Children are more adaptable than adults. Children are neurologically designed to learn. They’ll ask the strangest questions about perfectly normal things, and accept the strangest things unquestionably. In Mimsy Were the Borogoves, a classic science fiction story by Lewis Padgett, (!) toys from the future get lost in time in 1942, and found by two children. The children play with these toys, and in the process learn the ways of the future, instead of the ways of their time. At the end of the story, the children are lost forever. They have outgrown not only their parents, as all children do, but their parent’s time. Toys teach, says the story, and they do more than teach. They form.

Today, we don’t need a faulty time travel machine to give our children toys that will separate them from us. We buy video games at Toys R Us, and we hook their schools up to the Internet.

Legos and Lincoln Logs were the first step: toys under the control of the child also teach the child about the changing nature of their world. Video games were the next step. Competitive games that can be played, not against other children, but against a smart box, sometimes relentless, sometimes gracious in losing. If we’re lucky, the biggest lessons learned are that computers have a purpose, and computers can be beat.

One of the makers of the Atari game system is now marketing a computer accessory that turns brainwaves into mouse movements--and much more. The device slips on one finger and monitors every aspect of your mental state that it can get ahold of. The first application that gets showed off? Games, of course.

The computer will completely overhaul our way of looking at the world. The world behind the computer screen is mercurial to us, but controllable to our children. Tenax Software Engineering has designed a web browser that allows you to read web pages one word at a time. They claim that this doubles reading speed for most people almost immediately, and that reading speeds continue to increase. (Information Week 1/27/97) Their idea may or may not take off, but the point it makes is that we can control even the most basic facets of our world if our world is on a computer.

What this and things like it are doing is making the computer just another appendage of the human body. Imagine your children growing up controlling Pac-man, not by moving a joystick but by thinking about moving a joystick.Your children’s brains will grow in different ways than your brain grew. Your children will literally think in different ways than you do. What differences will your children develop? Whatever it takes to win.

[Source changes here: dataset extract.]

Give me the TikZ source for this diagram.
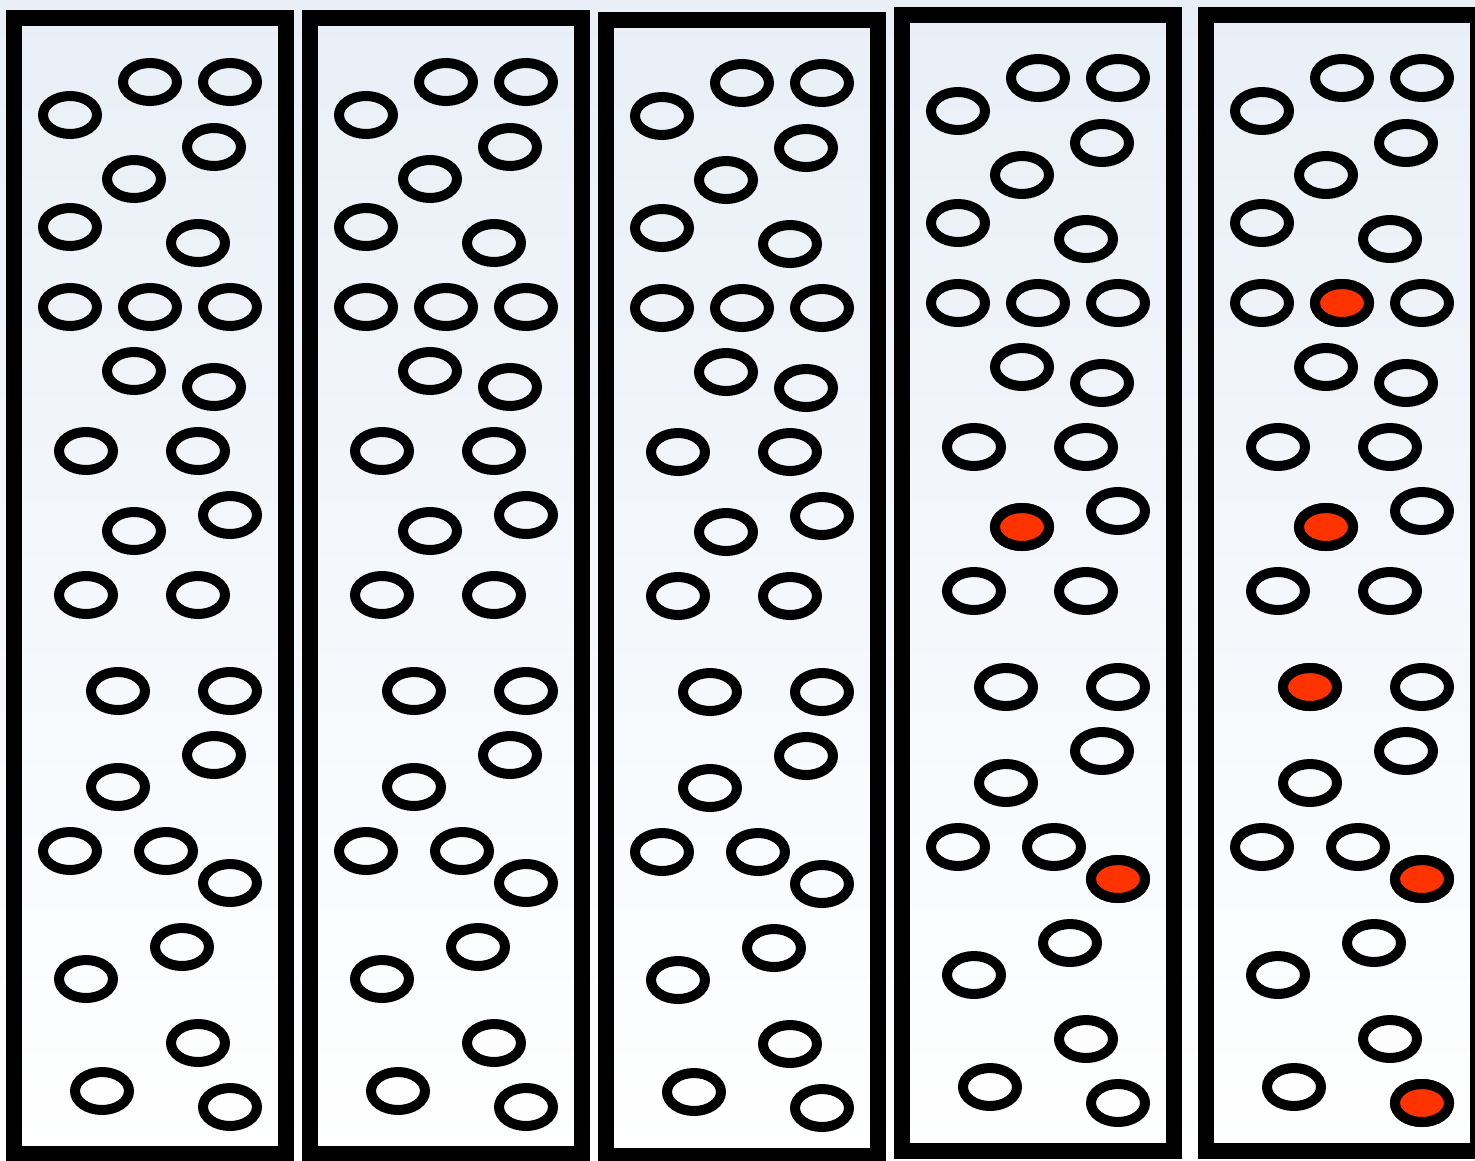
\documentclass[tikz,border=0pt]{standalone}
\definecolor{bgtop}{RGB}{233,239,247}
\definecolor{hotred}{RGB}{255,51,0}
\begin{document}
\begin{tikzpicture}[x=1pt,y=-1pt,
  panelbox/.style={draw=black,line width=16pt},
  bubble/.style={draw=black,line width=10pt},
  hotbubble/.style={bubble,fill=hotred}]
\useasboundingbox (0,0) rectangle (1475,1160);
\clip (0,0) rectangle (1475,1160);
\shade[top color=bgtop,bottom color=white] (0,0) rectangle (1475,1160);
\foreach \dx/\dy/\by in {0/0/0, 296/0/0, 592/1/2, 888/-4/-3, 1192/-4/-3} {
  \draw[panelbox] (14+\dx,18+\by) rectangle (286+\dx,1154+\by);
  \foreach \x/\y in {70/115, 150/82, 230/82, 214/147, 134/179, 70/227, 198/243,
      70/307, 150/307, 230/307, 134/371, 214/387, 86/451, 198/451, 134/531,
      230/515, 86/595, 198/595, 118/691, 230/691, 214/755, 118/787, 70/851,
      166/851, 230/883, 182/947, 86/979, 198/1043, 102/1091, 230/1107} {
    \draw[bubble] (\x+\dx,\y+\dy) ellipse [x radius=27pt, y radius=19pt];
  }
}
\foreach \x/\y in {1022/527, 1118/879, 1342/303, 1326/527, 1310/687, 1422/879, 1422/1103} {
  \draw[hotbubble] (\x,\y) ellipse [x radius=27pt, y radius=19pt];
}
\end{tikzpicture}
\end{document}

Finally, we are embarking on the third step in bringing our children to the twenty-first century and pushing them out of our lives: the interactive net, in which the entire world is at their fingertips, and is far more interesting than the world around their bodies. Whatever their situation at home, they can create a new situation more to their liking on the net.

Games and virtual worlds are preparing our children for the future. The next step is “nanotechnology.” Nanotechnology promises, in the next decade, to grant us control over the very makeup of our world and our bodies. The scientists developing nanotech, and the enthusiasts crying its wonders tell us that the nanotech power will not be used for frivolous things. Our children, however, will be prepared for nothing less, by the games we give them to play.

  1. Actually a pseudonym for Henry Kuttner and C. L. Moore.